Arthur Rackham was born in 1867 into the Victorian age. He was one of twelve children. He studied at the City of London School where he won prizes and a reputation for his art at a young age. At the age of 18, he became a clerk.
In his spare time studied at the Lambeth School of Art. He began to sell his work to the illustrated magazines of the day like Scraps and Chums. In 1891 and 1892, he had a close association with the Pall Mall Budget as one of this weekly's main illustrative reporters.
The humor and romance and soul that were to make him the premier illustrator of the early twentieth century had not manifested itself. In 1892, he left his clerk position at the Westminster Fire Office for the uncertainty of a career as an illustrator. He landed a regular job at the Westminster Budget, a weekly magazine. His first efforts were decidedly non-fantasy and are very indicative of an artist in search of a style.
His first book illustrations were published in 1893 and they were mostly reused images from magazines or books featuring the work of several illustrators
Nineteen more book assignments followed during the 1890's, with dozens of pictures for two major children's magazines: Cassell's and Little Folks and even one for the venerable St. Nicholas. By far his greatest efforts were being expended in the service of fantasy. The Ingoldsby Legends were revised and updated in 1907.
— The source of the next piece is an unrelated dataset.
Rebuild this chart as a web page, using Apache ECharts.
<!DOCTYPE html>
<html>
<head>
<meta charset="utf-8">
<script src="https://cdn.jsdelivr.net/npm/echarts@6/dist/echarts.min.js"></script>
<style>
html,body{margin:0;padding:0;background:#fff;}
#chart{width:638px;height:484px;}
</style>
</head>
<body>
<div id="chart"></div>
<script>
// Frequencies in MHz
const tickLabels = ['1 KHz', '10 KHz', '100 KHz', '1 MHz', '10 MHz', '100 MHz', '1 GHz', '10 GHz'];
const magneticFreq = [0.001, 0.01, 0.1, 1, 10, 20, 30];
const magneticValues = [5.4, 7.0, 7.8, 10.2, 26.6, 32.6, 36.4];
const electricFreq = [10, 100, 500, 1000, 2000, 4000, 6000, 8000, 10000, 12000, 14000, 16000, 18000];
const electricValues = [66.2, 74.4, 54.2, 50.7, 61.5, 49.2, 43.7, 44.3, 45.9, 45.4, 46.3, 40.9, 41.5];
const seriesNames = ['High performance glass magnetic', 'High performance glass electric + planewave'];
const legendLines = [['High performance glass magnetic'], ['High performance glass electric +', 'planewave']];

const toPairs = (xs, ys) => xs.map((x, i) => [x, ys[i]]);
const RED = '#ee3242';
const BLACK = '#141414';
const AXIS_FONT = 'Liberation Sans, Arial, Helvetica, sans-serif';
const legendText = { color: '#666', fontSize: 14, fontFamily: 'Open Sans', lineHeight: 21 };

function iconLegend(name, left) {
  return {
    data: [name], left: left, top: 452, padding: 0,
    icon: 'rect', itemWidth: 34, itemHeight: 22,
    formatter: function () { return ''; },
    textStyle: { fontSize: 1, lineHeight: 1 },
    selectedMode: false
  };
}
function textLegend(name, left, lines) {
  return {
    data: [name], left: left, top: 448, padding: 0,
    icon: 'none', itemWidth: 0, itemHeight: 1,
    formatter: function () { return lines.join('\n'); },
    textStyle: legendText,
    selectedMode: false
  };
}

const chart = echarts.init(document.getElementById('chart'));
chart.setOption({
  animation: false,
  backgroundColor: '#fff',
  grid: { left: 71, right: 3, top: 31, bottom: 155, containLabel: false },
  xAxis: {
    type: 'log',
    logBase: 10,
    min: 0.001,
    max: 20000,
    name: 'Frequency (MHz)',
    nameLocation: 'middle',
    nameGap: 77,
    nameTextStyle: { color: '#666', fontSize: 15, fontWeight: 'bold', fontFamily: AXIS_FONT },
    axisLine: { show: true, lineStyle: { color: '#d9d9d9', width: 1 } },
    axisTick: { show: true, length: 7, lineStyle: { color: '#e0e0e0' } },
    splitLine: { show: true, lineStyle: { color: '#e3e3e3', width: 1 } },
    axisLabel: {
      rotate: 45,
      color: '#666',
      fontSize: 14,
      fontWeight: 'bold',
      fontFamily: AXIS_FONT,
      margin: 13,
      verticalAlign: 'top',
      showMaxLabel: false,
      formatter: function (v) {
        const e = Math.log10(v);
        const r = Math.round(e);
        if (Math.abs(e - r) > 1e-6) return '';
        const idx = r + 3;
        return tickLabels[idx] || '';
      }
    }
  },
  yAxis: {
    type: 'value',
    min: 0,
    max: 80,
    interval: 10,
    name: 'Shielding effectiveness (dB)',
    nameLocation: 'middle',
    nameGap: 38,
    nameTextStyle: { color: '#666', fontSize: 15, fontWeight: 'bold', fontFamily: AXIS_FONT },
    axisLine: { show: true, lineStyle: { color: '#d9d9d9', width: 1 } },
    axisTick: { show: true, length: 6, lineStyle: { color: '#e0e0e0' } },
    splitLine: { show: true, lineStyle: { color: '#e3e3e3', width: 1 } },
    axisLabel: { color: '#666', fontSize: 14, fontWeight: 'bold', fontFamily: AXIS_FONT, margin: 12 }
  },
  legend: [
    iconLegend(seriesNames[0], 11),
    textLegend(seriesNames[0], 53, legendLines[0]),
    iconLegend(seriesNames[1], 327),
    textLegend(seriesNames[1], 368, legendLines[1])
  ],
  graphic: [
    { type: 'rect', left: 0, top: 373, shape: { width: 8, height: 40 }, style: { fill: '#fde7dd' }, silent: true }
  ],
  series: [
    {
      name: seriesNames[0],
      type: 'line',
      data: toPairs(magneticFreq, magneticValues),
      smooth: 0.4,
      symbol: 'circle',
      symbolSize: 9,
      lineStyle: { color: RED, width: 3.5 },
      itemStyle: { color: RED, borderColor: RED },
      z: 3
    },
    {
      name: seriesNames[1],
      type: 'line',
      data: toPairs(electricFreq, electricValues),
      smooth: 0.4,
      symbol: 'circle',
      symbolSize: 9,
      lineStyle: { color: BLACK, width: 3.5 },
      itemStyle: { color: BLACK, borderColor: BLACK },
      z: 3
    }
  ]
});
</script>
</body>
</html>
The limited editions were usually bound in vellum. All were signed by Rackham, and had additional color plates that did not exist in the regular trade editions. Rip Van Winkle was soon followed by Peter Pan. In Kensington Gardens (1906), Alice's Adventures In Wonderland (1907) and a host of other popular titles, the last of which, the Wind In The Willows, was published posthumously in 1940. The fact that Rackham's books are sought after today and fetch a high price is testament to the timeless quality of his artwork.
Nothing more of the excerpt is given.